Lilymaid,I can totally relate to what you're going through. I have gained over 40 lbs in 3 years, 15 of them in the last 8 months!! It's to the point that I no longer fit into any of my clothes, and I have no money to buy new ones. I blame my medications (2.5 years on Elavil and 8 months on BC pills) and restricted diet (cooked veggies only and only a few I tolerate, no beans, etc.) Carbs are my best friends... luckily I'm not intolerant! I also have PCOS which makes losing weight without cutting carbs really tough.Well, I blame all of the above, but ultimately I know I need to eat less and exercise more!! I need to start an exercise program.I also know I eat when I'm anxious. Start getting that gnawing feeling in my stomach and have to feed it, in case I lose control or have a hypoglycemic episode (which, unfortunately does happen once in a while, and it's hard to know which is which -- here I go again, making excuses!)I admire what you are doing with exercise -- you are doing so much! Wow, if only I could do a third of what you do.By the way, I think it's really cool that you dance. I think the thing that kept me thin thoughout my school years was dancing. I did ballet from the ages of 3 to 18. I took an adult ballet class last spring. It was a lot of fun, but also a little frustrating because I couldn't do a lot of what I could before. Now I'm too overweight and out of shape to do ballet!!Anyway, I wouldn't mind trying to help supporting one another while we try to reach our goals.My goals would be the same as yours, plus I would add one more for myself5) Exercise -- at least 20 minutes three times a week to start.Let me know what you think (email me if you like).Serenity


----------



## WD40 (Jun 7, 1999)

Elavil is slowing my weight loss as well. I went on the exact same diet as my girlfriend and she has lost 19 lbs - I have only lost 6lbs!

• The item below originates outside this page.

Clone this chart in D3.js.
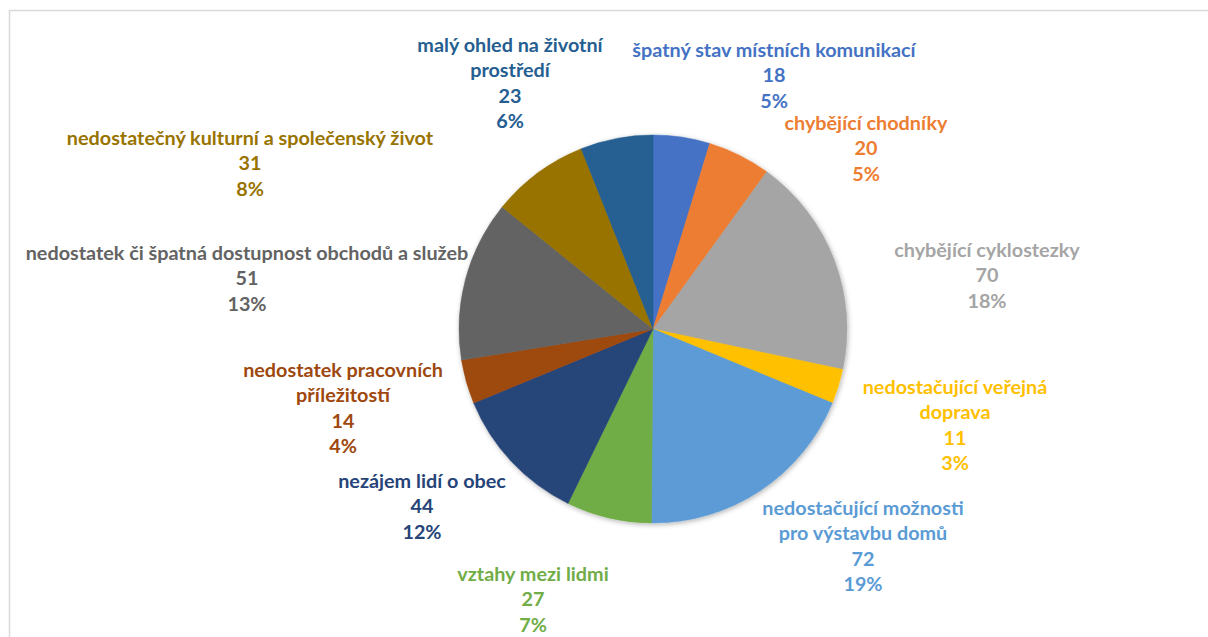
<!DOCTYPE html>
<html>
<head>
<meta charset="utf-8">
<script src="https://cdn.jsdelivr.net/npm/d3@7"></script>
<style>
  body { margin: 0; background: #fff; }
  text { font-family: Lato, "Open Sans", sans-serif; font-weight: bold; }
</style>
</head>
<body>
<svg width="1208" height="637"></svg>
<script>
// data
var categories = [
  "špatný stav místních komunikací",
  "chybějící chodníky",
  "chybějící cyklostezky",
  "nedostačující veřejná doprava",
  "nedostačující možnosti pro výstavbu domů",
  "vztahy mezi lidmi",
  "nezájem lidí o obec",
  "nedostatek pracovních příležitostí",
  "nedostatek či špatná dostupnost obchodů a služeb",
  "nedostatečný kulturní a společenský život",
  "malý ohled na životní prostředí"
];
var values = [18, 20, 70, 11, 72, 27, 44, 14, 51, 31, 23];

// how the category names wrap in the labels
var labelLines = [
  ["špatný stav místních komunikací"],
  ["chybějící chodníky"],
  ["chybějící cyklostezky"],
  ["nedostačující veřejná", "doprava"],
  ["nedostačující možnosti", "pro výstavbu domů"],
  ["vztahy mezi lidmi"],
  ["nezájem lidí o obec"],
  ["nedostatek pracovních", "příležitostí"],
  ["nedostatek či špatná dostupnost obchodů a služeb"],
  ["nedostatečný kulturní a společenský život"],
  ["malý ohled na životní", "prostředí"]
];

var colors = ["#4472C4", "#ED7D31", "#A5A5A5", "#FFC000", "#5B9BD5", "#70AD47",
              "#264478", "#9E480E", "#636363", "#997300", "#255E91"];

// label layout: centre x and centre of first line (hand placed like in the original)
var labelAt = [
  [774, 50], [866, 123], [987, 250], [955, 387], [863, 508], [533, 574],
  [422, 481], [343, 370], [247, 253], [250, 138], [510, 45]
];

var svg = d3.select("svg"),
    width = +svg.attr("width"),
    height = +svg.attr("height");

var cx = 653, cy = 329, radius = 194, lineH = 25.4;

// chart area border
svg.append("rect")
    .attr("x", 9.5).attr("y", 10.5)
    .attr("width", 1220).attr("height", 650)
    .attr("fill", "#fff")
    .attr("stroke", "#d9d9d9")
    .attr("stroke-width", 1.5);

var defs = svg.append("defs");
var f = defs.append("filter").attr("id", "shadow")
    .attr("x", "-10%").attr("y", "-10%").attr("width", "120%").attr("height", "120%");
f.append("feDropShadow")
    .attr("dx", 1).attr("dy", 1.5)
    .attr("stdDeviation", 2.5)
    .attr("flood-color", "#000")
    .attr("flood-opacity", 0.3);

var total = d3.sum(values);
var pie = d3.pie().sort(null).value(function(d) { return d; });
var arc = d3.arc().innerRadius(0).outerRadius(radius);

var arcs = pie(values);

var g = svg.append("g")
    .attr("transform", "translate(" + cx + "," + cy + ")")
    .attr("filter", "url(#shadow)");

g.selectAll("path")
    .data(arcs)
    .enter().append("path")
    .attr("d", arc)
    .attr("fill", function(d, i) { return colors[i]; })
    .attr("stroke", function(d, i) { return colors[i]; })
    .attr("stroke-width", 0.5);

var labels = svg.append("g")
    .selectAll("text")
    .data(arcs)
    .enter().append("text")
    .attr("text-anchor", "middle")
    .attr("font-size", 19.8)
    .attr("fill", function(d, i) { return colors[i]; });

labels.each(function(d, i) {
  var lines = labelLines[i].concat([String(values[i]), Math.round(values[i] / total * 100) + "%"]);
  var t = d3.select(this);
  lines.forEach(function(s, k) {
    t.append("tspan")
        .attr("x", labelAt[i][0])
        .attr("y", labelAt[i][1] + k * lineH + 7)
        .text(s);
  });
});
</script>
</body>
</html>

One of my problems is that I have a hard time eating ENOUGH calories every day so my body is constantly in that "famine" mode and won't let go of the fat. I can't help it. The IBS kills my appetite and the Elavil makes me crave sweets. I've eliminated the sweets, so that's a good thing. I just need to restart my exercises now that I'm over that doggone Norwalk Virus and I should start slowly losing more weight.I can't dance worth beans. Have you ever seen that Seinfeld episode where Elaine dances? THAT's ME!!!

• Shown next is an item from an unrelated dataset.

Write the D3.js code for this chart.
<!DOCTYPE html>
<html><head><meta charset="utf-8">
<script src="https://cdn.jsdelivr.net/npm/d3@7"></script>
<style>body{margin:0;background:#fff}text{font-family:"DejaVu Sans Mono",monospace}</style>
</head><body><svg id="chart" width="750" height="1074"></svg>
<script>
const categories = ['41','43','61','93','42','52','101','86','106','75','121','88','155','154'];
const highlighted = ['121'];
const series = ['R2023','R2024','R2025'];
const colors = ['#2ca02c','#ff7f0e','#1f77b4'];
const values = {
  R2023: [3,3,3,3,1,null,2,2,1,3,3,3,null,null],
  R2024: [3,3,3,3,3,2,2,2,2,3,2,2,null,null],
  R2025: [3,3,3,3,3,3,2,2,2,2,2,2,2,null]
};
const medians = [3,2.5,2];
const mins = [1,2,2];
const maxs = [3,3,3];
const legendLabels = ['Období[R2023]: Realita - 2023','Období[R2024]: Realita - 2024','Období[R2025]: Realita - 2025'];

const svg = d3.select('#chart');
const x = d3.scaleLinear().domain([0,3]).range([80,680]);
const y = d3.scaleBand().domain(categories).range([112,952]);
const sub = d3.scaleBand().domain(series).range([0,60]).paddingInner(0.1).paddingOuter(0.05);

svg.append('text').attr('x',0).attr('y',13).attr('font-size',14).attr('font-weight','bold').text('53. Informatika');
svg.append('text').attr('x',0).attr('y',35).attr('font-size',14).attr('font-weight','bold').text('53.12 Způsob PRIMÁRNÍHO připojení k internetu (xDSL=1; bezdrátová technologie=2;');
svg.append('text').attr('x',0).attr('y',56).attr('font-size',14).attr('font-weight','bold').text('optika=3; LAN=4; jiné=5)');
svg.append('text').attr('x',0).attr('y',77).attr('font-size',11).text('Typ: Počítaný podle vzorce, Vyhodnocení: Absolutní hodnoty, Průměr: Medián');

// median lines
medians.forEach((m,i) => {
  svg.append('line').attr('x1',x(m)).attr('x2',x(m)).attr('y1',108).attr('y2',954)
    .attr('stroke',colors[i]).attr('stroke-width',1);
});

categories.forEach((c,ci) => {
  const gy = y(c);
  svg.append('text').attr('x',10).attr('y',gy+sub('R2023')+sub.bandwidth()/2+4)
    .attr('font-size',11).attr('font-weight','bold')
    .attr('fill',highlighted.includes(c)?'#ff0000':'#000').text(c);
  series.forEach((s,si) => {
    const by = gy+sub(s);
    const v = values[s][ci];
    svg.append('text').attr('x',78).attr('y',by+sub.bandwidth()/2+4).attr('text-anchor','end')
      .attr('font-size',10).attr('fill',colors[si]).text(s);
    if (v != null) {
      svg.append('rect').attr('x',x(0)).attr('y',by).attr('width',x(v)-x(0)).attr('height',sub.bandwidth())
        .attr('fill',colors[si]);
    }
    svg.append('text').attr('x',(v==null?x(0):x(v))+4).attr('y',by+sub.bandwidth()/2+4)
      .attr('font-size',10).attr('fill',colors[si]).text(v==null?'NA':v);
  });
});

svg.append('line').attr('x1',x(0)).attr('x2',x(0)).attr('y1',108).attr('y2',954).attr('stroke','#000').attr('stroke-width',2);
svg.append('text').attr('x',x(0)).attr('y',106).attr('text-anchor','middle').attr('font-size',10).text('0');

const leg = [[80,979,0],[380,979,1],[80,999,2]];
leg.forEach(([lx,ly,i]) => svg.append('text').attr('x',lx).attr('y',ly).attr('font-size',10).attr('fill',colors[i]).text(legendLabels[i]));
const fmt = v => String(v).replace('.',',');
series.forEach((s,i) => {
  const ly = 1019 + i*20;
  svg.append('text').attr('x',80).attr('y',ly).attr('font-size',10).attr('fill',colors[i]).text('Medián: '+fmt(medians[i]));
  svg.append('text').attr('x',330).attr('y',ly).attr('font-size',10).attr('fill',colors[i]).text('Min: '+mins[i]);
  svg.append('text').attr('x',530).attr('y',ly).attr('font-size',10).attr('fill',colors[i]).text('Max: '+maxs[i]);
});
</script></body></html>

I'm TERRIBLE at it. It's a riot when I try...I have brought tears to many eyes watching me "try" to dance. ***sigh***Good luck with the weight to the both of you! I know I'll be trying like mad over here on my end!


----------



## muskratp (May 18, 2003)

Wow! All of your food alergies sound like mine. And red licorice is my major downfall when trying to diet. I started the Atkins Nutritional Approach a couple of months ago, and although I have only lost 7 pounds because I keep falling off the wagon to red licorice and ice cream, my symptoms of IBS have almost vanished. It says on the Atkins website (www.atkinscenter.com) that Aktins can relieve the symptoms of IBS. Anyway, the first 2 week called induction really get you in touch with your body and your physical cravings for sugar go away. My problem was that I emotionally needed the red licorice which is a no-no on Atkins. But now I have discovered all of the wonderful sugar-free low carb candies they have, and yesterday I got an email about their new ice cream. I think with these supplements I can stick to it. Especially after I cheated on the diet a couple of days ago and was up until 6am with spasms. Anyway, check out their website and see if it works for you. By the way, Wal-mart carries a sugar-free licorice, not really low in carbs but if you could limit yourself to a couple of pieces you would be okay. Oh, the other thing is, my IBS symptoms does not include much diarreah, mostly constipation. The sugar supplement in the candies acts as a laxitive so if I eat 2 snacks a day I am ok. I am not sure what effect it would have on you if you have chronic diarreah. Hope this helps.


----------



## sharstar6 (May 11, 2003)

I'm trying to lose weight also. Actually I'd just like to be able to maintain my weight even without being insane. I'm always hungry, always craving, and always feeling low on energy. The IBS then kicks in with extreme bloating, distension and cramping pains and then I just lose hope in even trying to lose weight. I'm starting to get a bad attitude thinking that it's not worth even trying when I just look pregnant even when I'm a good weight. I'm in Korea right now and I don't speak Korean so it's hard to find any help here. Actually, I talked to a chemist/pharmacist today that spoke english really well about the IBS. He gave me some stuff to try... I looked it up on the internet and found out that he gave me probiotics and and appetite enhancer. The probiotics can't hurt but I'm a lil pissed about the appetite increasing stuff. That's the last thing I need as a professional figure skater who's already on weight restriction and is alway hungry anyway.


----------



## WD40 (Jun 7, 1999)

Well, I am up to 10lbs shed....slowly but surely it's coming off!


----------



## oldcargirl (Jun 2, 2003)

I'm with you guys! The Atkins diet helped me, and I've been on a modified version of it for 3 years - but I'm starting to gain weight again recently, and I'm not sure why. On top of it, I'm hypoglycemic, so I have to nibble several times a day - my stomach might not be hungry, but I feel shaky or weak, or like I have ADD - distracted and disconnected. I try to eat things like bananas or fruit in those instances, though - I don't even keep most carbs in the house. I pretty much live off of cornflakes and salad, with meat and cooked vegetables for my lunches.


----------